January 20, 2011

Changing time zones

The world spins under my feet and I wake up somewhere old and new.  I am in flux, having taken to the air to make a few visits and tend to some "defferred maintenance" on our houses in California, and each few days surround me in another set of sheets and another loving place I call home.  I am today arriving in California, charged with a laundry-list of marching orders, renovations to tend to and friendships to renovate. I'm ready.

Everything feels familiar, like putting on an old shoe, formed to one's foot from the years of service, instant  comfort and a receptacle for my dry socks.  I have a pair of boots like this, stored on a high shelf in brother Seth's garage, there is anxiety every year that they will:
1. be there
2. fit
and 3. have enough sole to support me through the assignment.
But like my brother and his family, they do all that in style and comfort, and instantly too.  A few borrowed tshirts and Seth's Carhart's (that might consider me their master by now) and I can  travel light and commune at the same time.

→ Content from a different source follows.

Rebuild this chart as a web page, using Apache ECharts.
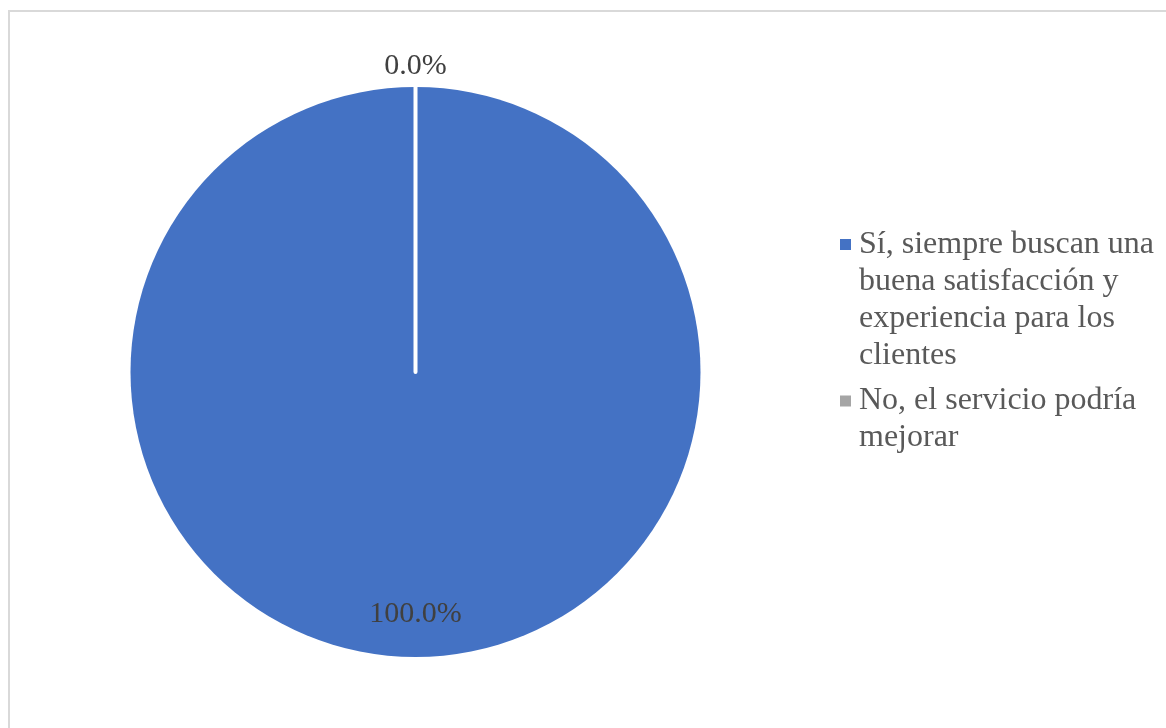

But the familiarity runs deeper, this is a path that wanted wear and I oblige, this has been an annual migration for me with the same friendly ponds and rooftops, and there is a part of me that needs the annuality of it to maintain the imprint. I am slightly afraid that if I skipped a year my boots might not be there, but of course they would. It is just an excuse to maintain the thread that makes us Californians, Americans, Bains and McGowans.  

The importance of the face time, the snuggle, the correct image of a home, the held hand, cannot be overestimated, it's priceless, and it's why we sign up for the change and the separation from those we love, to spread ourselves thinly over the homes that create us. 

It's nice to be home, the one I left, the one I'm at and the one I'm flying towards.